Pacey (Joshua Jackson) ― Dawnson's Creek
Confesso que hoje é risível assistir Dawson's Creek. Mas um dia fez algum sentido. Vamos ser sinceros: Dawson foi sempre um mauricinho babaca e Joey, irritante. Pacey Whiter era o alívio ideal: mais espirituoso, esperto, sempre disposto a ajudar e, principalmente, não precisava ficar analisando suas neuras até a última gota de auto-indulgência. Hoje, Joshua Jackson faz parte do cast da ótima Fringe, com outro bom personagem, Peter Bishop. O único problema é que parece uma versão mais velha Pacey ― ou teria sido uma "proposital coincidência"?

Phil Stubbs (Michael Ian Black) ― Ed
Ed foi uma boa comédia, com diálogos rápidos e boas sacadas. Contava a história de um advogado de sucesso em Nova Iorque, que depois de ser demitido e traído por sua mulher (com um carteiro), volta à sua cidade natal e compra um boliche. Começa a defender pequenos casos da cidadezinha e, claro, tentar conquistar a paixão da adolescência. No meio de muitos bons personagens (Shirley, Warren Cheswick e Dr. Jerome), destacava-se Phil Stubbs. Era um personagem oito ou oitenta: ou se adorava, ou se odiava. Responsável por boa parte do nonsense da série, estava sempre à beira da alopração, mas raramente chegando lá.

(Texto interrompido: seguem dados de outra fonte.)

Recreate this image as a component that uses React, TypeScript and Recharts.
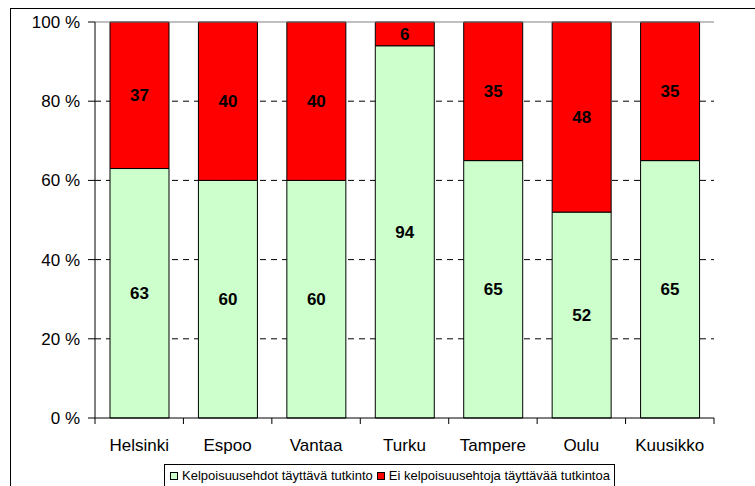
import { BarChart, Bar, XAxis, YAxis, CartesianGrid, Legend, LabelList, ReferenceLine } from 'recharts';

const cities = ['Helsinki', 'Espoo', 'Vantaa', 'Turku', 'Tampere', 'Oulu', 'Kuusikko'];
const qualified = [63, 60, 60, 94, 65, 52, 65];
const notQualified = [37, 40, 40, 6, 35, 48, 35];
const yTicks = [0, 20, 40, 60, 80, 100];
const seriesNames = ['Kelpoisuusehdot täyttävä tutkinto', 'Ei kelpoisuusehtoja täyttävää tutkintoa'];
const seriesColors = ['#CCFFCC', '#FF0000'];

const data = cities.map((name, i) => ({
  name,
  qualified: qualified[i],
  notQualified: notQualified[i],
}));

const FONT = '"Liberation Sans", Arial, sans-serif';

const CityTick = (props: any) => {
  const { x, y, payload, index, width, visibleTicksCount } = props;
  const half = payload?.offset || (width && visibleTicksCount ? width / visibleTicksCount / 2 : 0);
  return (
    <g>
      <line x1={x - half} x2={x - half} y1={y - 6} y2={y} stroke="#000" />
      {index === visibleTicksCount - 1 && (
        <line x1={x + half} x2={x + half} y1={y - 6} y2={y} stroke="#000" />
      )}
      <text x={x} y={y + 27} textAnchor="middle" fontSize={17} fontFamily={FONT} fill="#000">
        {payload.value}
      </text>
    </g>
  );
};

const LegendBox = () => (
  <div
    style={{
      border: '1px solid #000',
      background: '#fff',
      height: 30,
      boxSizing: 'border-box',
      padding: '4px 0 0 5px',
      fontFamily: FONT,
      fontSize: 13,
      lineHeight: '14px',
      color: '#000',
      whiteSpace: 'nowrap',
    }}
  >
    {seriesNames.map((n, i) => (
      <span key={n} style={{ marginRight: 4 }}>
        <span
          style={{
            display: 'inline-block',
            width: 6,
            height: 6,
            border: '1px solid #000',
            background: seriesColors[i],
            marginRight: 4,
            verticalAlign: 'middle',
            position: 'relative',
            top: -1,
          }}
        />
        {n}
      </span>
    ))}
  </div>
);

const App = () => {
  return (
    <div style={{ position: 'absolute', left: 0, top: 0, width: 755, height: 486, overflow: 'hidden', background: '#fff' }}>
      <div
        style={{
          position: 'absolute',
          left: 10,
          top: 8,
          width: 800,
          height: 500,
          borderLeft: '1px solid #000',
          borderTop: '1px solid #000',
        }}
      />
      <BarChart
        width={755}
        height={486}
        data={data}
        margin={{ top: 22, right: 41, left: 0, bottom: 38 }}
        barSize={59}
        style={{ position: 'absolute', left: 0, top: 0 }}
      >
        <CartesianGrid vertical={false} stroke="#000" strokeDasharray="6 5" horizontalValues={[20, 40, 60, 80]} />
        <ReferenceLine y={100} stroke="#808080" />
        <XAxis
          dataKey="name"
          tick={<CityTick />}
          tickLine={false}
          tickSize={6}
          tickMargin={0}
          axisLine={{ stroke: '#000' }}
          interval={0}
        />
        <YAxis
          domain={[0, 100]}
          ticks={yTicks}
          width={95}
          tickSize={7}
          tickMargin={8}
          tickFormatter={(v: number) => `${v} %`}
          tick={{ fill: '#000', fontSize: 17, fontFamily: FONT }}
          axisLine={{ stroke: '#000' }}
          tickLine={{ stroke: '#000' }}
        />
        <YAxis
          yAxisId="right"
          orientation="right"
          domain={[0, 100]}
          width={0}
          tick={false}
          tickLine={false}
          axisLine={{ stroke: '#808080' }}
        />
        <Legend
          layout="horizontal"
          verticalAlign="middle"
          align="center"
          content={<LegendBox />}
          wrapperStyle={{ left: 164, top: 464, width: 451, height: 30 }}
        />
        <Bar dataKey="qualified" stackId="a" fill={seriesColors[0]} stroke="#000" strokeWidth={1} isAnimationActive={false}>
          <LabelList dataKey="qualified" position="center" fill="#000" fontSize={17} fontWeight="bold" fontFamily={FONT} />
        </Bar>
        <Bar dataKey="notQualified" stackId="a" fill={seriesColors[1]} stroke="#000" strokeWidth={1} isAnimationActive={false}>
          <LabelList dataKey="notQualified" position="center" fill="#000" fontSize={17} fontWeight="bold" fontFamily={FONT} />
        </Bar>
      </BarChart>
    </div>
  );
};

export default App;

Dr. Harold Abott (Tom Amandes) ― Everwood
Everwood nunca foi uma grande série. Não à toa, num quadro do Saturday Night Live, um personagem foi convencido a fazer algo que não queria sob pena de tortura de ter que passar um dia inteiro vendo a série. Mas tinha seus bons momentos e muitos deles com Dr. Harold Abott. A série girava em torno do ególatra Dr. Andy Brown e sua famíla. Mas o equilíbrio quem dava era Dr. Abott. Um homem sem grande destaques profissionais, diferente do geniozinho que era o protagonista Dr. Brown. Mas compensava com caráter e generosidade. Era um personagem de incoerências mais realistas. Dr. Abott trazia boas doses de bom e mau humor, ternura e antipatia sem exagerar para nenhum dos lados.